▸ STATED PROBLEM:
Pictures stay out. Extract the lines below from the first one through the line with "(5,5) -- (5,865);", both included.

▸ MATERIAL:

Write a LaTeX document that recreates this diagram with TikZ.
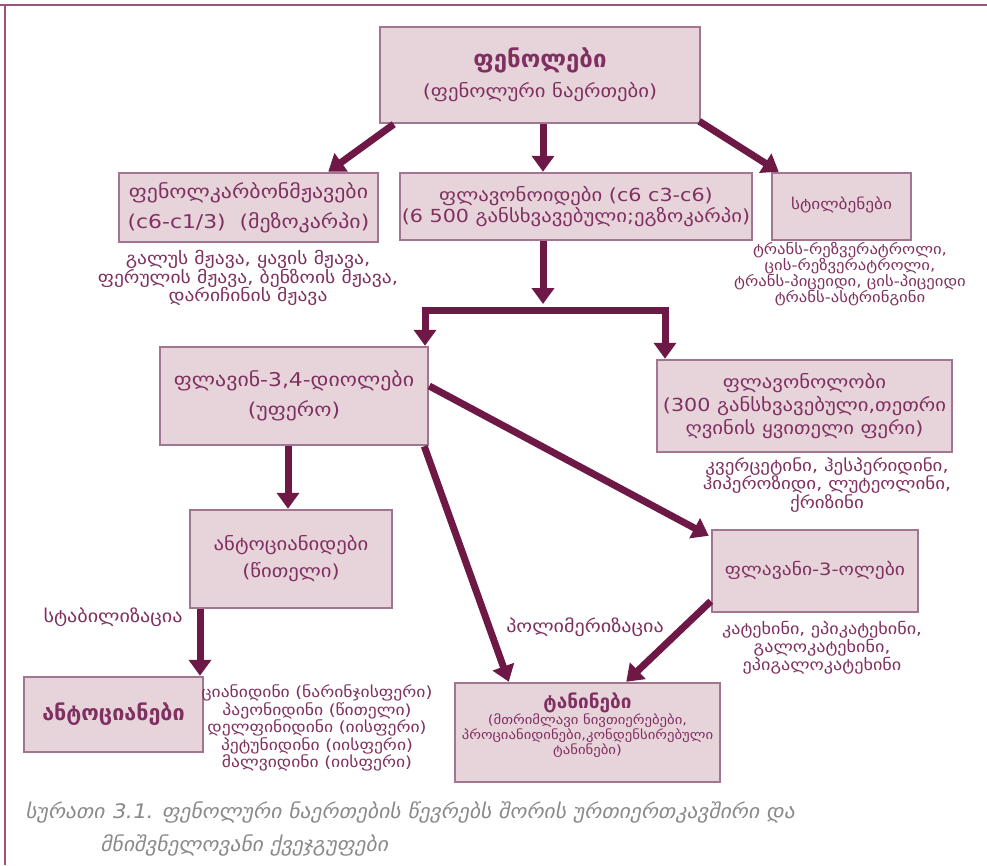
\documentclass[tikz,border=0pt]{standalone}
\usepackage{fontspec}
\setmainfont{DejaVu Sans}[FakeStretch=1.15]
\newfontfamily\bfam{DejaVu Sans Bold}
\newfontfamily\capfont{DejaVu Sans}[FakeSlant=0.2,FakeStretch=1.08]
\usetikzlibrary{arrows.meta}
\definecolor{boxfill}{HTML}{E7D4DB}
\definecolor{boxborder}{HTML}{A27690}
\definecolor{arrowc}{HTML}{6E1846}
\definecolor{txt}{HTML}{803060}
\definecolor{capc}{HTML}{8A8A8A}
\definecolor{framec}{HTML}{A0507A}
\newcommand\fs[2]{\fontsize{#1}{#2}\selectfont}
\tikzset{
  box/.style={draw=boxborder, line width=2.5pt, fill=boxfill, text=txt, align=center, inner sep=0pt},
  arr/.style={draw=arrowc, line width=7pt, -{Triangle[length=16pt,width=22pt]}},
  darr/.style={draw=arrowc, line width=7pt, {Triangle[length=16pt,width=22pt]}-{Triangle[length=16pt,width=22pt]}},
  lbl/.style={text=txt, align=center, inner sep=0pt},
}
\begin{document}
\begin{tikzpicture}[x=1pt,y=-1pt]
\useasboundingbox (0,0) rectangle (987,865);
\fill[white] (0,0) rectangle (987,865);
% frame
\draw[framec, line width=1.5pt] (0,5) -- (987,5);
\draw[framec, line width=1.5pt] (5,5) -- (5,865);

% boxes
\node[box, minimum width=320pt, minimum height=96pt, font=\fs{18}{22}] (top) at (540,75)
  {\bfam\fs{24}{30}ფენოლები\\[8pt](ფენოლური ნაერთები)};
\node[box, minimum width=259pt, minimum height=69pt, font=\fs{19}{30}] (left) at (248.5,207.5)
  {ფენოლკარბონმჟავები\\(c6-c1/3)\ \ (მეზოკარპი)};
\node[box, minimum width=352pt, minimum height=67pt, font=\fs{18}{21}] (mid) at (576,206.5)
  {ფლავონოიდები (c6 c3-c6)\\(6 500 განსხვავებული;ეგზოკარპი)};
\node[box, minimum width=139pt, minimum height=67pt, font=\fs{15}{18}] (stil) at (841.5,206.5)
  {\raisebox{6pt}{სტილბენები}};
\node[box, minimum width=268pt, minimum height=98pt, font=\fs{19}{30}] (flavin) at (294,396)
  {ფლავინ-3,4-დიოლები\\(უფერო)};
\node[box, minimum width=295pt, minimum height=92pt, font=\fs{18}{23}] (flavonol) at (804.5,406)
  {ფლავონოლობი\\(300 განსხვავებული,თეთრი\\ღვინის ყვითელი ფერი)};
\node[box, minimum width=202pt, minimum height=98pt, font=\fs{18}{27}] (antid) at (291,559)
  {ანტოციანიდები\\(წითელი)};
\node[box, minimum width=206pt, minimum height=82pt, font=\fs{17}{20}] (flavan) at (815,571)
  {\raisebox{6pt}{ფლავანი-3-ოლები}};
\node[box, minimum width=179pt, minimum height=75pt, font=\bfam\fs{21.5}{24}] (antoc) at (113.5,714.5)
  {ანტოციანები};
\node[box, minimum width=265pt, minimum height=99pt, font=\fs{12.8}{15}] (tanin) at (587.5,732.5)
  {\bfam\fs{19}{22}ტანინები\\(მთრიმლავი ნივთიერებები,\\პროციანიდინები,კონდენსირებული\\ტანინები)\\[2pt]\mbox{}};

% free texts
\node[lbl, font=\fs{17}{18.5}] (acids) at (248,278)
  {გალუს მჟავა, ყავის მჟავა,\\ფერულის მჟავა, ბენზოის მჟავა,\\დარიჩინის მჟავა};
\node[lbl, font=\fs{14.5}{16}] (stiltx) at (850,274)
  {ტრანს-რეზვერატროლი,\\ცის-რეზვერატროლი,\\ტრანს-პიცეიდი, ცის-პიცეიდი\\ტრანს-ასტრინგინი};
\node[lbl, font=\fs{16.5}{17}] (flavonoltx) at (827,485)
  {კვერცეტინი, ჰესპერიდინი,\\ჰიპეროზიდი, ლუტეოლინი,\\ქრიზინი};
\node[lbl, font=\fs{15.8}{16.5}] (flavantx) at (822,648)
  {კატეხინი, ეპიკატეხინი,\\გალოკატეხინი,\\ეპიგალოკატეხინი};
\node[lbl, font=\fs{15.3}{17.5}] (antoctx) at (317,728)
  {ციანიდინი (ნარინჯისფერი)\\პაეონიდინი (წითელი)\\დელფინიდინი (იისფერი)\\პეტუნიდინი (იისფერი)\\მალვიდინი (იისფერი)};
\node[lbl, font=\fs{17.5}{18}] (stab) at (113,617) {სტაბილიზაცია};
\node[lbl, font=\fs{17.5}{18}] (poly) at (585,627) {პოლიმერიზაცია};

% caption
\node[anchor=west, inner sep=0pt, text=capc, font=\capfont\fs{20}{24}] (cap1) at (25,812)
  {სურათი 3.1. ფენოლური ნაერთების წევრებს შორის ურთიერთკავშირი და};
\node[anchor=west, inner sep=0pt, text=capc, font=\capfont\fs{20}{24}] (cap2) at (100,845)
  {მნიშვნელოვანი ქვეჯგუფები};

% helper coordinates
\coordinate (x543) at (543,0);
\coordinate (x425) at (425,0);
\coordinate (x665) at (665,0);
\coordinate (x288) at (288,0);
\coordinate (x200) at (200,0);
\coordinate (jn) at (543,304);
\coordinate (bar) at (543,310);

% connectors
\draw[arr] ([xshift=15pt]top.south west) -- ([xshift=-51pt]left.north east);
\draw[arr] (top.south -| x543) -- (mid.north -| x543);
\draw[arr] ([xshift=-2pt,yshift=3pt]top.south east) -- ([xshift=8pt]stil.north west);
\draw[arr] (mid.south -| x543) -- (jn);
\draw[darr, line join=miter] (flavin.north -| x425) |- (bar) -| (flavonol.north -| x665);
\draw[arr] (flavin.south -| x288) -- (antid.north -| x288);
\draw[arr] (antid.south -| x200) -- (antoc.north -| x200);
\draw[arr] ([xshift=-5pt]flavin.south east) -- ([xshift=55pt]tanin.north west);
\draw[arr] ([yshift=10pt]flavin.east) -- ([xshift=-2pt,yshift=-7pt]flavan.north west);
\draw[arr] ([yshift=12pt]flavan.south west) -- ([xshift=-95pt]tanin.north east);
\end{tikzpicture}
\end{document}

▸ SOLVED EXERCISE:
Write a LaTeX document that recreates this diagram with TikZ.
\documentclass[tikz,border=0pt]{standalone}
\usepackage{fontspec}
\setmainfont{DejaVu Sans}[FakeStretch=1.15]
\newfontfamily\bfam{DejaVu Sans Bold}
\newfontfamily\capfont{DejaVu Sans}[FakeSlant=0.2,FakeStretch=1.08]
\usetikzlibrary{arrows.meta}
\definecolor{boxfill}{HTML}{E7D4DB}
\definecolor{boxborder}{HTML}{A27690}
\definecolor{arrowc}{HTML}{6E1846}
\definecolor{txt}{HTML}{803060}
\definecolor{capc}{HTML}{8A8A8A}
\definecolor{framec}{HTML}{A0507A}
\newcommand\fs[2]{\fontsize{#1}{#2}\selectfont}
\tikzset{
  box/.style={draw=boxborder, line width=2.5pt, fill=boxfill, text=txt, align=center, inner sep=0pt},
  arr/.style={draw=arrowc, line width=7pt, -{Triangle[length=16pt,width=22pt]}},
  darr/.style={draw=arrowc, line width=7pt, {Triangle[length=16pt,width=22pt]}-{Triangle[length=16pt,width=22pt]}},
  lbl/.style={text=txt, align=center, inner sep=0pt},
}
\begin{document}
\begin{tikzpicture}[x=1pt,y=-1pt]
\useasboundingbox (0,0) rectangle (987,865);
\fill[white] (0,0) rectangle (987,865);
% frame
\draw[framec, line width=1.5pt] (0,5) -- (987,5);
\draw[framec, line width=1.5pt] (5,5) -- (5,865);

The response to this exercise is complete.